Exactly what I thought. Pantilimon also has a suggestion of that ultra-tall person's stoop. He actually looks taller than 6' 8". To think that Crouch is only an inch shorter.
Went to the match and have to say- congratulations to every player in a red shirt. Thoroughly proud of them. And Poch. The atmosphere was fantastic too. City were lucky to come away with a point, we looked so threatening in attack. Highlight of the day- osvaldo running over to Poch and giving him a hug.
It only takes a second to score a goal. And I did say Cork had a good game over all. If some people can't have a sense of proportion then that's their problem.
Not you, FLT As I say, I'm happy with Cork's performance. I just thought some of the praise went a bit too far is all.

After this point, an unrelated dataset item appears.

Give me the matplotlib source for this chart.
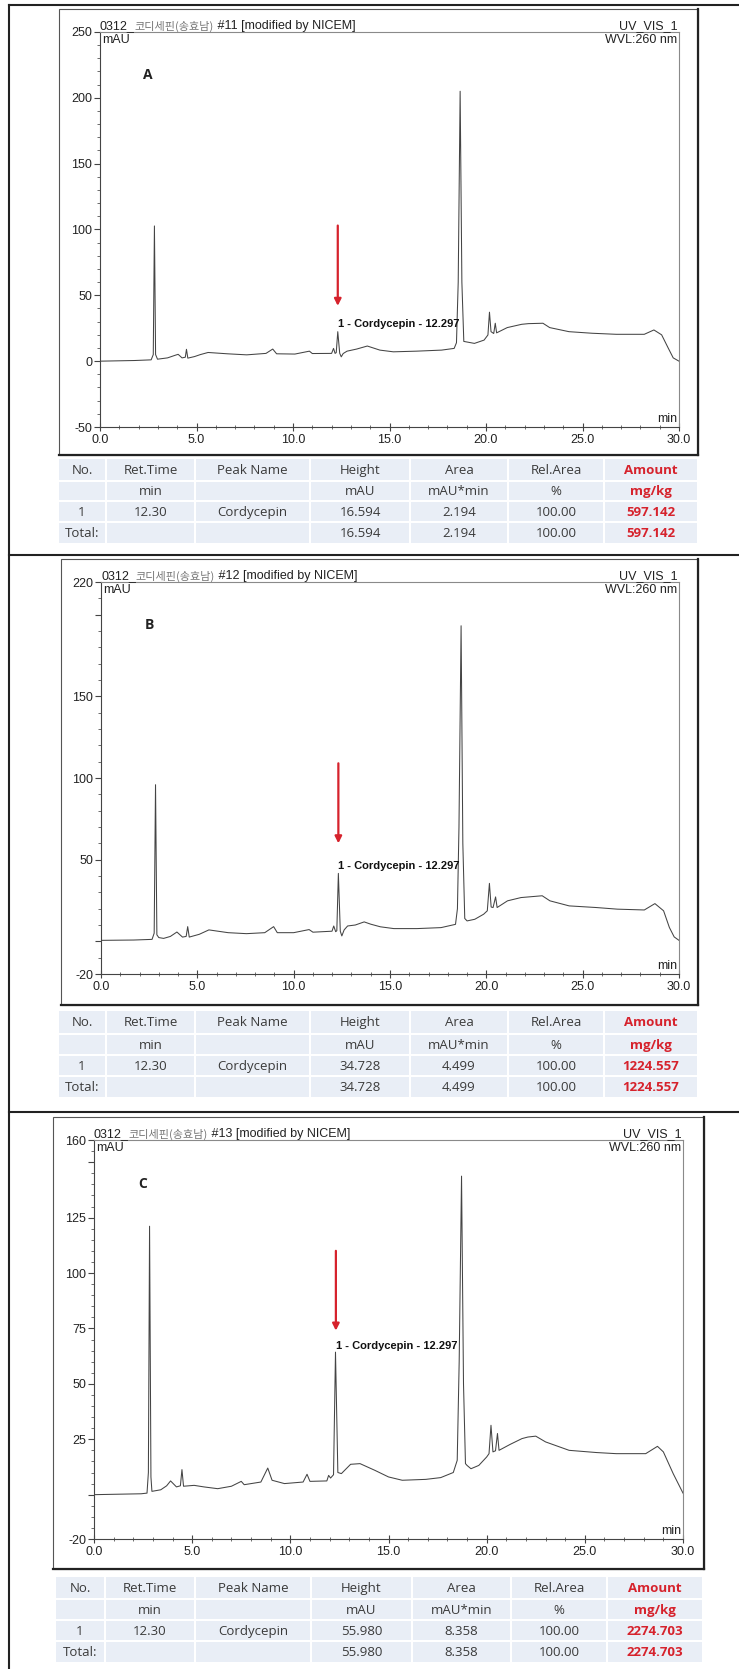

Never happens, not even to the very best. Indeed. In the past, I have often looked back on games where Saints have played brilliantly, excellently, or simply just won well, and I've found the little negative nugget which takes the shine off things. 100% surety never happens. A Conference South team like Eastleigh Spitfires could cause a wee scare for any Premier League defence over an entire match. You simply can't get anxiety free play from any team, especially from any team you support because even the slightest error is magnified. Try watching 90 minutes from any match yet to be played this weekend, adopt the stronger team and watch how many moments become anxious ones, as the slightly weaker team gets in amongst them.
You can aspire, but you won't attain. 11 players from the opposition are doing their level best to make sure you are unsettled.
Looking back at some of the posts on this thread, I see that lots of them are, as usual, written during the game. So, serious question to those posters, are you actually at the game and posting whilst watching it? I wouldn't have wanted to take my eyes off it to post/read replies etc.
It doesn't matter if the mistake leads to a goal or not. If it leads to a scoring opportunity then it leads to a scoring opportunity, how bad the mistake is can be relevant to how clear the opportunity is but not whether it goes in or not. Everyone knows Wanyama's mistake leading to a goal against Hull, but Cork made the exact same mistake against Sunderland and didn't get called up on it. Wanyama's mistake wasn't worse because it led to a goal - Sagbo finished it well while the Sunderland player didn't. "Well, they didn't score" isn't a justification for a defender's mistake.
Doesn't make the mistake any worse. If I got the ball in defence, turned around and played a striker through on goal, then would that striker skying it make me any less ****?
That doesn't quite work either. You've already had the example of Saints having the tightest defence in the league, so far this season, yet I don't see us in the Premier position, and at no point have we been.